Generally speaking performance looks very good when we give any of parameters: ip_first_name, ip_last_name, ip_street, ip_zip but when those are missing and we give anything from lt_p_score or country_code performance looks very bad.
- ip_city as 'Berlin', ip_functions as 'EMPLOYEE OR BOSS OR OWNER' there are 152497 records returned in 1687ms.
- ip_zip as '60306', ip_functions as 'EMPLOYEE OR BOSS OR OWNER' there are 29 results returned in 154ms.
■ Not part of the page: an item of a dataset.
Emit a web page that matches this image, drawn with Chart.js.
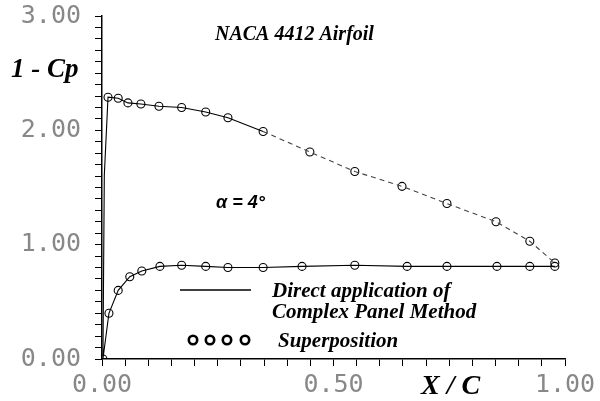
<!DOCTYPE html>
<html>
<head>
<meta charset="utf-8">
<script src="https://cdn.jsdelivr.net/npm/chart.js@4"></script>
<style>
  html, body { margin: 0; padding: 0; background: #fff; }
  #wrap { width: 600px; height: 401px; }
</style>
</head>
<body>
<div id="wrap"><canvas id="cpChart"></canvas></div>
<script>
// upper surface (leading edge -> trailing edge)
const xcUpper = [0.000, 0.005, 0.013, 0.035, 0.056, 0.084, 0.123, 0.172, 0.224, 0.272, 0.348, 0.449, 0.546, 0.648, 0.745, 0.851, 0.924, 0.978];
const cpUpper = [0.00, 1.61, 2.29, 2.28, 2.24, 2.23, 2.21, 2.20, 2.16, 2.11, 1.99, 1.81, 1.64, 1.51, 1.36, 1.20, 1.03, 0.84];
// lower surface (leading edge -> trailing edge)
const xcLower = [0.002, 0.015, 0.035, 0.060, 0.086, 0.125, 0.172, 0.224, 0.272, 0.348, 0.432, 0.546, 0.659, 0.745, 0.853, 0.924, 0.978];
const cpLower = [0.00, 0.40, 0.60, 0.72, 0.77, 0.81, 0.82, 0.81, 0.80, 0.80, 0.81, 0.82, 0.81, 0.81, 0.81, 0.81, 0.81];
// superposition markers (index where the circles start on each surface)
const circleUpperFrom = 2;
const circleLowerFrom = 0;

const xTickLabels = { 0: '0.00', 0.5: '0.50', 1: '1.00' };
const yTickLabels = { 0: '0.00', 1: '1.00', 2: '2.00', 3: '3.00' };

// line goes around the airfoil: lower TE -> LE -> upper TE
const lineData = [];
for (let i = xcLower.length - 1; i >= 0; i--) lineData.push({ x: xcLower[i], y: cpLower[i] });
for (let i = 0; i < xcUpper.length; i++) lineData.push({ x: xcUpper[i], y: cpUpper[i] });
const nLower = xcLower.length;

const circleData = [];
for (let i = circleUpperFrom; i < xcUpper.length; i++) circleData.push({ x: xcUpper[i], y: cpUpper[i] });
for (let i = circleLowerFrom; i < xcLower.length; i++) circleData.push({ x: xcLower[i], y: cpLower[i] });

function pickLabel(table, v) {
    for (const k in table) {
        if (Math.abs(v - parseFloat(k)) < 1e-6) return table[k];
    }
    return '';
}

const textPlugin = {
    id: 'texts',
    afterDraw(chart) {
        const ctx = chart.ctx;
        ctx.save();
        ctx.fillStyle = '#000';
        ctx.textBaseline = 'alphabetic';
        ctx.textAlign = 'left';

        ctx.font = 'italic bold 20px "Liberation Serif"';
        ctx.fillText('NACA 4412 Airfoil', 215, 40);

        ctx.font = 'italic bold 27px "Liberation Serif"';
        ctx.fillText('1 - Cp', 11, 77);

        ctx.font = 'italic bold 18px "Liberation Sans"';
        ctx.fillText('\u03B1 = 4\u00B0', 216, 208);

        ctx.font = 'italic bold 21px "Liberation Serif"';
        ctx.fillText('Direct application of', 272, 297);
        ctx.fillText('Complex Panel Method', 272, 318);
        ctx.fillText('Superposition', 278, 347);

        ctx.font = 'italic bold 28px "Liberation Serif"';
        ctx.fillText('X / C', 421, 394);

        // legend samples
        ctx.strokeStyle = '#000';
        ctx.lineWidth = 1.3;
        ctx.beginPath();
        ctx.moveTo(180, 290);
        ctx.lineTo(251, 290);
        ctx.stroke();
        ctx.lineWidth = 2.6;
        [193, 210, 227, 245].forEach(function(cx) {
            ctx.beginPath();
            ctx.arc(cx, 340, 4.2, 0, Math.PI * 2);
            ctx.stroke();
        });
        ctx.restore();
    }
};

const ctx = document.getElementById('cpChart').getContext('2d');
new Chart(ctx, {
    type: 'scatter',
    data: {
        datasets: [
            {
                label: 'Direct application of Complex Panel Method',
                data: lineData,
                showLine: true,
                borderColor: '#000',
                borderWidth: 1.1,
                pointRadius: 0,
                segment: {
                    borderDash: c => (c.p0DataIndex >= nLower && c.p0.parsed.x > 0.3) ? [5, 4] : undefined,
                    borderColor: c => (c.p0DataIndex >= nLower && c.p0.parsed.x > 0.3) ? '#444' : undefined
                }
            },
            {
                label: 'Superposition',
                data: circleData,
                showLine: false,
                pointRadius: 4,
                pointBorderWidth: 1.1,
                pointBorderColor: '#000',
                pointBackgroundColor: 'rgba(0,0,0,0)'
            }
        ]
    },
    plugins: [textPlugin],
    options: {
        responsive: true,
        maintainAspectRatio: false,
        animation: false,
        layout: { padding: { left: 0, right: 35, top: 16, bottom: 0 } },
        plugins: {
            legend: { display: false },
            tooltip: { enabled: false }
        },
        scales: {
            x: {
                type: 'linear',
                min: 0,
                max: 1,
                afterFit: s => { s.height = 42; s.paddingLeft = 0; s.paddingRight = 0; },
                ticks: {
                    stepSize: 0.05,
                    autoSkip: false,
                    maxRotation: 0,
                    padding: 4,
                    color: '#888',
                    font: { family: 'DejaVu Sans Mono', size: 25 },
                    callback: v => pickLabel(xTickLabels, v)
                },
                grid: { drawOnChartArea: false, drawTicks: true, tickLength: 7, color: '#000', lineWidth: 1 },
                border: { color: '#000', width: 1.5 }
            },
            y: {
                min: 0,
                max: 3,
                afterFit: s => { s.width = 102; s.paddingTop = 0; s.paddingBottom = 0; },
                ticks: {
                    stepSize: 0.1,
                    autoSkip: false,
                    padding: 14,
                    color: '#888',
                    font: { family: 'DejaVu Sans Mono', size: 25 },
                    callback: v => pickLabel(yTickLabels, v)
                },
                grid: { drawOnChartArea: false, drawTicks: true, tickLength: 7, color: '#000', lineWidth: 1 },
                border: { color: '#000', width: 1.5 }
            }
        }
    }
});
</script>
</body>
</html>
- ip_last_name as 'Mark', ip_functions as 'EMPLOYEE OR BOSS OR OWNER'there are 201561 records returned in 1925ms.
and those times (even if not perfect are fine for me).
Problem starts when:
- country_code as 'DE', ip_functions as 'EMPLOYEE OR BOSS OR OWNER' there are 4282557 records returned in 33283ms.
- country_code as 'DE', ip_functions as 'EMPLOYEE' there are 3142952 records returned in 32100ms
which are quite problematic in the point of view of the user.
Is there any way to improve the performance of my statement?
I was thinking on creating one table that will hold all of the data and will be refreshed from time to time (1x per 1h for example) but it seems completely redundant and there probably is a better way to do it, just i don't see it ...
Would be really grateful for any help or feedback about what could be improved here.